** start Available data **
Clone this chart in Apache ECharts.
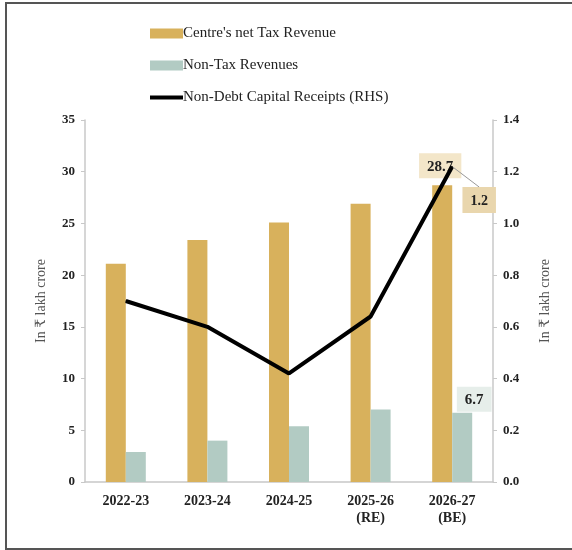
<!DOCTYPE html>
<html>
<head>
<meta charset="utf-8">
<script src="https://cdn.jsdelivr.net/npm/echarts@6/dist/echarts.min.js"></script>
<style>
  html, body { margin: 0; padding: 0; background: #fff; }
  #chart { width: 572px; height: 550px; }
</style>
</head>
<body>
<div id="chart"></div>
<script>
// 数据
const categories = ['2022-23', '2023-24', '2024-25', '2025-26\n(RE)', '2026-27\n(BE)']
const taxRevenue = [21.1, 23.4, 25.1, 26.9, 28.7]
const nonTaxRevenue = [2.9, 4.0, 5.4, 7.0, 6.7]
const capitalReceipts = [0.70, 0.60, 0.42, 0.64, 1.22]
const leftTicks = [0, 35, 5]
const rightTicks = [0, 1.4, 0.2]

const serif = '"Liberation Serif", "DejaVu Serif", serif'
const tickFont = { color: '#222', fontFamily: serif, fontWeight: 'bold', fontSize: 13 }
const last = categories.length - 1

const chart = echarts.init(document.getElementById('chart'))

const option = {
    backgroundColor: '#fff',
    animation: false,
    graphic: [{ // 外框
        type: 'rect',
        shape: { x: 6, y: 3, width: 620, height: 546 },
        style: { fill: 'none', stroke: '#555', lineWidth: 2 },
        silent: true
    }],
    grid: { left: 85, right: 79, top: 120, bottom: 68 },
    legend: {
        orient: 'vertical',
        left: 148,
        top: 26,
        padding: 0,
        itemWidth: 33,
        itemHeight: 10,
        itemGap: 17,
        textStyle: { color: '#222', fontFamily: serif, fontSize: 15, lineHeight: 14, padding: [0, 0, 0, -5] },
        data: [
            { name: "Centre's net Tax Revenue", icon: 'rect' },
            { name: 'Non-Tax Revenues', icon: 'rect' },
            { name: 'Non-Debt Capital Receipts (RHS)', itemStyle: { opacity: 0 }, lineStyle: { width: 4 } }
        ]
    },
    xAxis: {
        type: 'category',
        data: categories,
        axisLine: { lineStyle: { color: '#c8c8c8', width: 1.5 } },
        axisTick: { show: false },
        axisLabel: { ...tickFont, fontSize: 14, margin: 11, lineHeight: 17 }
    },
    yAxis: [{
        type: 'value',
        min: leftTicks[0],
        max: leftTicks[1],
        interval: leftTicks[2],
        name: 'In ₹ lakh crore',
        nameLocation: 'middle',
        nameGap: 37,
        nameTextStyle: { color: '#555', fontFamily: serif, fontSize: 14 },
        axisLine: { show: true, lineStyle: { color: '#c8c8c8', width: 1.5 } },
        axisTick: { show: true, length: 4, lineStyle: { color: '#c8c8c8' } },
        axisLabel: { ...tickFont, margin: 10 },
        splitLine: { show: false }
    }, {
        type: 'value',
        min: rightTicks[0],
        max: rightTicks[1],
        interval: rightTicks[2],
        name: 'In ₹ lakh crore',
        nameLocation: 'middle',
        nameGap: 45,
        nameRotate: 90,
        nameTextStyle: { color: '#555', fontFamily: serif, fontSize: 14 },
        axisLine: { show: true, lineStyle: { color: '#c8c8c8', width: 1.5 } },
        axisTick: { show: true, length: 4, lineStyle: { color: '#c8c8c8' } },
        axisLabel: { ...tickFont, margin: 10, formatter: v => v.toFixed(1) },
        splitLine: { show: false }
    }],
    series: [{
        type: 'bar',
        name: "Centre's net Tax Revenue",
        color: '#d8b15c',
        barWidth: 20,
        barGap: '0%',
        data: taxRevenue.map((v, i) => i === last ? {
            value: v,
            label: {
                show: true,
                position: 'top',
                distance: 7,
                offset: [-2, 0],
                backgroundColor: '#f3e6c9',
                padding: [6, 8, 4, 8],
                color: '#222',
                fontFamily: serif,
                fontWeight: 'bold',
                fontSize: 15
            }
        } : v)
    }, {
        type: 'bar',
        name: 'Non-Tax Revenues',
        color: '#b2cbc3',
        barWidth: 20,
        data: nonTaxRevenue.map((v, i) => i === last ? {
            value: v,
            label: {
                show: true,
                position: 'top',
                distance: 1,
                offset: [12, 0],
                backgroundColor: '#e6eeea',
                padding: [6, 8, 4, 8],
                color: '#222',
                fontFamily: serif,
                fontWeight: 'bold',
                fontSize: 15
            }
        } : v)
    }, {
        type: 'line',
        name: 'Non-Debt Capital Receipts (RHS)',
        yAxisIndex: 1,
        color: '#000',
        symbol: 'circle',
        symbolSize: 1,
        lineStyle: { color: '#000', width: 4 },
        data: capitalReceipts.map((v, i) => i === last ? {
            value: v,
            label: {
                show: true,
                position: 'top',
                formatter: p => p.value.toFixed(1),
                backgroundColor: '#e9d6ad',
                padding: [7, 8, 5, 8],
                color: '#222',
                fontFamily: serif,
                fontWeight: 'bold',
                fontSize: 14
            },
            labelLine: { show: true, lineStyle: { color: '#999', width: 1 } }
        } : v),
        labelLayout: p => p.dataIndex === last ? { dx: 27, dy: 52 } : {}
    }]
}

chart.setOption(option)
</script>
</body>
</html>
** end Available data **
**Problem to solve:**
Reproduce the data verbatim. Do not carry any picture into the copy.

**Written answer:**
Clone this chart in Apache ECharts.
<!DOCTYPE html>
<html>
<head>
<meta charset="utf-8">
<script src="https://cdn.jsdelivr.net/npm/echarts@6/dist/echarts.min.js"></script>
<style>
  html, body { margin: 0; padding: 0; background: #fff; }
  #chart { width: 572px; height: 550px; }
</style>
</head>
<body>
<div id="chart"></div>
<script>
// 数据
const categories = ['2022-23', '2023-24', '2024-25', '2025-26\n(RE)', '2026-27\n(BE)']
const taxRevenue = [21.1, 23.4, 25.1, 26.9, 28.7]
const nonTaxRevenue = [2.9, 4.0, 5.4, 7.0, 6.7]
const capitalReceipts = [0.70, 0.60, 0.42, 0.64, 1.22]
const leftTicks = [0, 35, 5]
const rightTicks = [0, 1.4, 0.2]

const serif = '"Liberation Serif", "DejaVu Serif", serif'
const tickFont = { color: '#222', fontFamily: serif, fontWeight: 'bold', fontSize: 13 }
const last = categories.length - 1

const chart = echarts.init(document.getElementById('chart'))

const option = {
    backgroundColor: '#fff',
    animation: false,
    graphic: [{ // 外框
        type: 'rect',
        shape: { x: 6, y: 3, width: 620, height: 546 },
        style: { fill: 'none', stroke: '#555', lineWidth: 2 },
        silent: true
    }],
    grid: { left: 85, right: 79, top: 120, bottom: 68 },
    legend: {
        orient: 'vertical',
        left: 148,
        top: 26,
        padding: 0,
        itemWidth: 33,
        itemHeight: 10,
        itemGap: 17,
        textStyle: { color: '#222', fontFamily: serif, fontSize: 15, lineHeight: 14, padding: [0, 0, 0, -5] },
        data: [
            { name: "Centre's net Tax Revenue", icon: 'rect' },
            { name: 'Non-Tax Revenues', icon: 'rect' },
            { name: 'Non-Debt Capital Receipts (RHS)', itemStyle: { opacity: 0 }, lineStyle: { width: 4 } }
        ]
    },
    xAxis: {
        type: 'category',
        data: categories,
        axisLine: { lineStyle: { color: '#c8c8c8', width: 1.5 } },
        axisTick: { show: false },
        axisLabel: { ...tickFont, fontSize: 14, margin: 11, lineHeight: 17 }
    },
    yAxis: [{
        type: 'value',
        min: leftTicks[0],
        max: leftTicks[1],
        interval: leftTicks[2],
        name: 'In ₹ lakh crore',
        nameLocation: 'middle',
        nameGap: 37,
        nameTextStyle: { color: '#555', fontFamily: serif, fontSize: 14 },
        axisLine: { show: true, lineStyle: { color: '#c8c8c8', width: 1.5 } },
        axisTick: { show: true, length: 4, lineStyle: { color: '#c8c8c8' } },
        axisLabel: { ...tickFont, margin: 10 },
        splitLine: { show: false }
    }, {
        type: 'value',
        min: rightTicks[0],
        max: rightTicks[1],
        interval: rightTicks[2],
        name: 'In ₹ lakh crore',
        nameLocation: 'middle',
        nameGap: 45,
        nameRotate: 90,
        nameTextStyle: { color: '#555', fontFamily: serif, fontSize: 14 },
        axisLine: { show: true, lineStyle: { color: '#c8c8c8', width: 1.5 } },
        axisTick: { show: true, length: 4, lineStyle: { color: '#c8c8c8' } },
        axisLabel: { ...tickFont, margin: 10, formatter: v => v.toFixed(1) },
        splitLine: { show: false }
    }],
    series: [{
        type: 'bar',
        name: "Centre's net Tax Revenue",
        color: '#d8b15c',
        barWidth: 20,
        barGap: '0%',
        data: taxRevenue.map((v, i) => i === last ? {
            value: v,
            label: {
                show: true,
                position: 'top',
                distance: 7,
                offset: [-2, 0],
                backgroundColor: '#f3e6c9',
                padding: [6, 8, 4, 8],
                color: '#222',
                fontFamily: serif,
                fontWeight: 'bold',
                fontSize: 15
            }
        } : v)
    }, {
        type: 'bar',
        name: 'Non-Tax Revenues',
        color: '#b2cbc3',
        barWidth: 20,
        data: nonTaxRevenue.map((v, i) => i === last ? {
            value: v,
            label: {
                show: true,
                position: 'top',
                distance: 1,
                offset: [12, 0],
                backgroundColor: '#e6eeea',
                padding: [6, 8, 4, 8],
                color: '#222',
                fontFamily: serif,
                fontWeight: 'bold',
                fontSize: 15
            }
        } : v)
    }, {
        type: 'line',
        name: 'Non-Debt Capital Receipts (RHS)',
        yAxisIndex: 1,
        color: '#000',
        symbol: 'circle',
        symbolSize: 1,
        lineStyle: { color: '#000', width: 4 },
        data: capitalReceipts.map((v, i) => i === last ? {
            value: v,
            label: {
                show: true,
                position: 'top',
                formatter: p => p.value.toFixed(1),
                backgroundColor: '#e9d6ad',
                padding: [7, 8, 5, 8],
                color: '#222',
                fontFamily: serif,
                fontWeight: 'bold',
                fontSize: 14
            },
            labelLine: { show: true, lineStyle: { color: '#999', width: 1 } }
        } : v),
        labelLayout: p => p.dataIndex === last ? { dx: 27, dy: 52 } : {}
    }]
}

chart.setOption(option)
</script>
</body>
</html>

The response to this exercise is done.